This question is related to requirement that the gauge group of a gauge theory be a direct product of compact simple groups and $U(1)$ factors but is not the same as, for example, this question (though related as described below).
When looking to build the kinetic term of a gauge theory, the demand that the Lagrangian be real and Lorentz invariant implies the lowest order term we can write down using only the field strength $F^{\alpha}_{\mu\nu}$ (using $\alpha,\beta,\ldots$ for gauge group indices) is of the form $$ g_{\alpha\beta}F^{\alpha}_{\mu\nu}F^{\beta\mu\nu} $$ where $g_{\alpha\beta}$ is a real matrix which we may take to be symmetric.

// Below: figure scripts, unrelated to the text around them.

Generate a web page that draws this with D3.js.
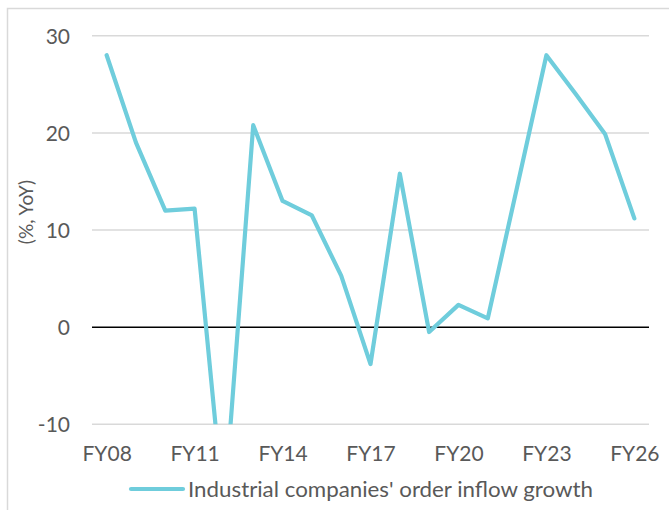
<!DOCTYPE html>
<html>
<head>
<meta charset="utf-8">
<script src="https://cdn.jsdelivr.net/npm/d3@7"></script>
<style>
  html, body { margin: 0; padding: 0; background: #fff; }
  svg { display: block; }
  text { font-family: Lato, "Open Sans", sans-serif; fill: #595959; }
</style>
</head>
<body>
<svg id="chart" width="669" height="510"></svg>
<script>
// Fiscal years and year-on-year order inflow growth (%)
const years = ["FY08","FY09","FY10","FY11","FY12","FY13","FY14","FY15","FY16","FY17",
               "FY18","FY19","FY20","FY21","FY22","FY23","FY24","FY25","FY26"];
const growth = [28, 19, 12, 12.2, -19, 20.8, 13, 11.5, 5.3, -3.8,
                15.8, -0.5, 2.3, 0.9, 14.4, 28, 24, 19.9, 11.2];
const xTickLabels = ["FY08","FY11","FY14","FY17","FY20","FY23","FY26"];
const yTicks = [-10, 0, 10, 20, 30];
const seriesName = "Industrial companies' order inflow growth";
const yTitle = "(%, YoY)";

const svg = d3.select("#chart");
const W = 669, H = 510;
const plot = { left: 92, right: 649, top: 35.8, bottom: 424.3 };

// outer chart frame
svg.append("rect")
  .attr("x", 7.5).attr("y", 8.5)
  .attr("width", W + 10).attr("height", H + 10)
  .attr("fill", "none").attr("stroke", "#d9d9d9").attr("stroke-width", 1.5);

const x = d3.scalePoint().domain(years).range([plot.left, plot.right]).padding(0.5);
const y = d3.scaleLinear().domain([-10, 30]).range([plot.bottom, plot.top]);

// horizontal gridlines
svg.append("g")
  .selectAll("line")
  .data(yTicks.filter(v => v !== 0))
  .join("line")
  .attr("x1", plot.left).attr("x2", plot.right)
  .attr("y1", d => y(d)).attr("y2", d => y(d))
  .attr("stroke", "#d9d9d9").attr("stroke-width", 1.5);

// y axis labels (plain hyphen for negatives)
const yAxis = d3.axisLeft(y).tickValues(yTicks).tickSize(0).tickPadding(0).tickFormat(d => String(d));
svg.append("g")
  .attr("transform", `translate(${plot.left - 22},0)`)
  .call(yAxis)
  .call(g => g.select(".domain").remove())
  .selectAll("text")
  .attr("font-size", 21)
  .attr("font-family", "Lato, sans-serif")
  .attr("fill", "#595959")
  .attr("dy", "0.36em");

// x axis labels
const xAxis = d3.axisBottom(x).tickValues(xTickLabels).tickSize(0).tickPadding(0);
svg.append("g")
  .attr("transform", `translate(0,${plot.bottom + 22})`)
  .call(xAxis)
  .call(g => g.select(".domain").remove())
  .selectAll("text")
  .attr("font-size", 21)
  .attr("font-family", "Lato, sans-serif")
  .attr("fill", "#595959")
  .attr("dy", "0.72em");

// y axis title
svg.append("text")
  .attr("transform", `translate(33,212) rotate(-90)`)
  .attr("text-anchor", "middle")
  .attr("font-size", 19)
  .text(yTitle);

// zero line
svg.append("line")
  .attr("x1", plot.left).attr("x2", plot.right)
  .attr("y1", y(0)).attr("y2", y(0))
  .attr("stroke", "#000").attr("stroke-width", 1.5);

// data line, clipped to the plot area
svg.append("clipPath").attr("id", "plotClip")
  .append("rect")
  .attr("x", plot.left).attr("y", plot.top - 20)
  .attr("width", plot.right - plot.left).attr("height", plot.bottom - plot.top + 20);

const line = d3.line()
  .x((d, i) => x(years[i]))
  .y(d => y(d));

svg.append("path")
  .datum(growth)
  .attr("clip-path", "url(#plotClip)")
  .attr("d", line)
  .attr("fill", "none")
  .attr("stroke", "#6fcddc")
  .attr("stroke-width", 4.2)
  .attr("stroke-linejoin", "round")
  .attr("stroke-linecap", "round");

// legend
const lg = svg.append("g").attr("transform", "translate(0,489)");
lg.append("line")
  .attr("x1", 131).attr("x2", 183)
  .attr("stroke", "#6fcddc").attr("stroke-width", 4.2)
  .attr("stroke-linecap", "round");
lg.append("text")
  .attr("x", 188).attr("dy", "0.36em")
  .attr("font-size", 22)
  .attr("textLength", 405)
  .attr("lengthAdjust", "spacingAndGlyphs")
  .text(seriesName);
</script>
</body>
</html>
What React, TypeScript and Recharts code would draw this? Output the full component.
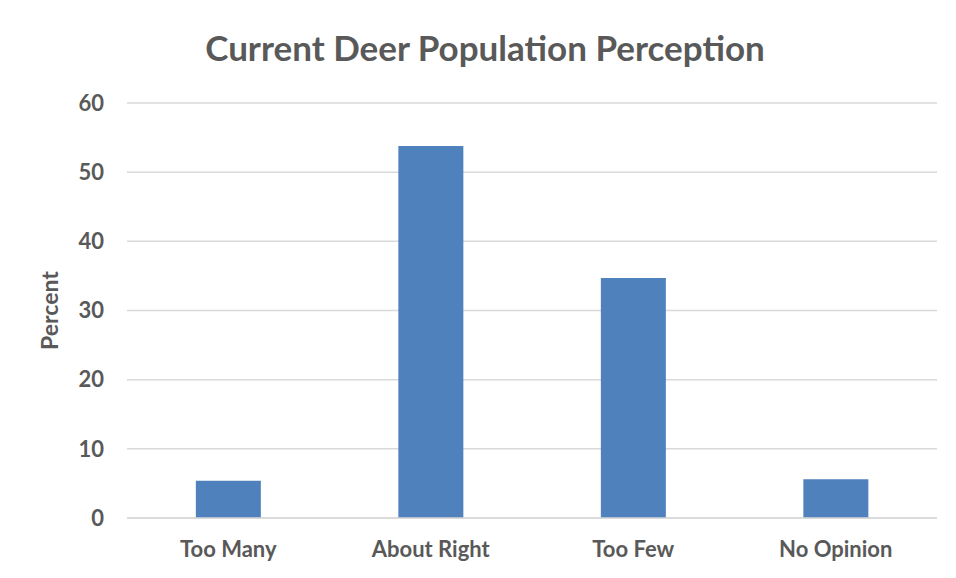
import React from 'react';
import { BarChart, Bar, XAxis, YAxis, CartesianGrid, Customized } from 'recharts';

const categories = ['Too Many', 'About Right', 'Too Few', 'No Opinion'];
const percents = [5.4, 53.8, 34.7, 5.6];
const yTicks = [0, 10, 20, 30, 40, 50, 60];

const data = categories.map((name, i) => ({ name, percent: percents[i] }));

const FONT = 'Lato, "Open Sans", sans-serif';
const GREY = '#595959';

// black frame on the left and top edges, as in the source screenshot
const Frame = () => (
  <g>
    <line x1={5} y1={6} x2={956} y2={6} stroke="#000" strokeWidth={2} />
    <line x1={6} y1={5} x2={6} y2={578} stroke="#000" strokeWidth={2} />
  </g>
);

export default function App() {
  return (
    <div style={{ position: 'relative', width: 956, height: 578, margin: -8, background: '#fff' }}>
      <div
        style={{
          position: 'absolute',
          left: 0,
          width: 970,
          top: 26,
          textAlign: 'center',
          fontFamily: FONT,
          fontWeight: 700,
          fontSize: 35,
          color: GREY,
        }}
      >
        Current Deer Population Perception
      </div>
      <div style={{ position: 'absolute', left: 0, top: 0 }}>
        <BarChart
          width={956}
          height={578}
          data={data}
          margin={{ top: 103, right: 19, bottom: 30, left: 0 }}
          barCategoryGap="34%"
        >
          <CartesianGrid vertical={false} stroke="#d9d9d9" strokeWidth={1.5} />
          <XAxis
            dataKey="name"
            height={30}
            axisLine={{ stroke: '#d9d9d9', strokeWidth: 1.5 }}
            tickLine={false}
            tickMargin={17}
            tick={{ fill: GREY, fontFamily: FONT, fontWeight: 700, fontSize: 22 }}
          />
          <YAxis
            width={127}
            domain={[0, 60]}
            ticks={yTicks}
            axisLine={false}
            tickLine={false}
            tickMargin={17}
            tick={{ fill: GREY, fontFamily: FONT, fontWeight: 700, fontSize: 22 }}
            label={{
              value: 'Percent',
              angle: -90,
              position: 'insideLeft',
              offset: 50,
              style: { fill: GREY, fontFamily: FONT, fontWeight: 700, fontSize: 23, textAnchor: 'middle' },
            }}
          />
          <Bar dataKey="percent" fill="#4f81bd" isAnimationActive={false} />
          <Customized component={Frame} />
        </BarChart>
      </div>
    </div>
  );
}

As described in this answer and Weinberg Vol2, in order to conclude that the gauge group must be a product of compact simple and $U(1)$ factors we must ague both that $g_{\alpha\beta}$ satisfy the invariance condition $g_{\alpha\beta}C^\beta_{\gamma\delta}=-g_{\gamma\beta}C^\beta_{\alpha\delta}$ (so $g_{\alpha\beta}$ is proportional to the Killing form of the gauge group) and also that $g_{\alpha\beta}$ must be positive-definite.
The former of these follows from gauge invariance and does not concern me here. My question: The claim is that the positive definiteness of $g_{\alpha\beta}$ follows from unitarity and the canonical quantization procedure. Can anyone make explicit how this follows?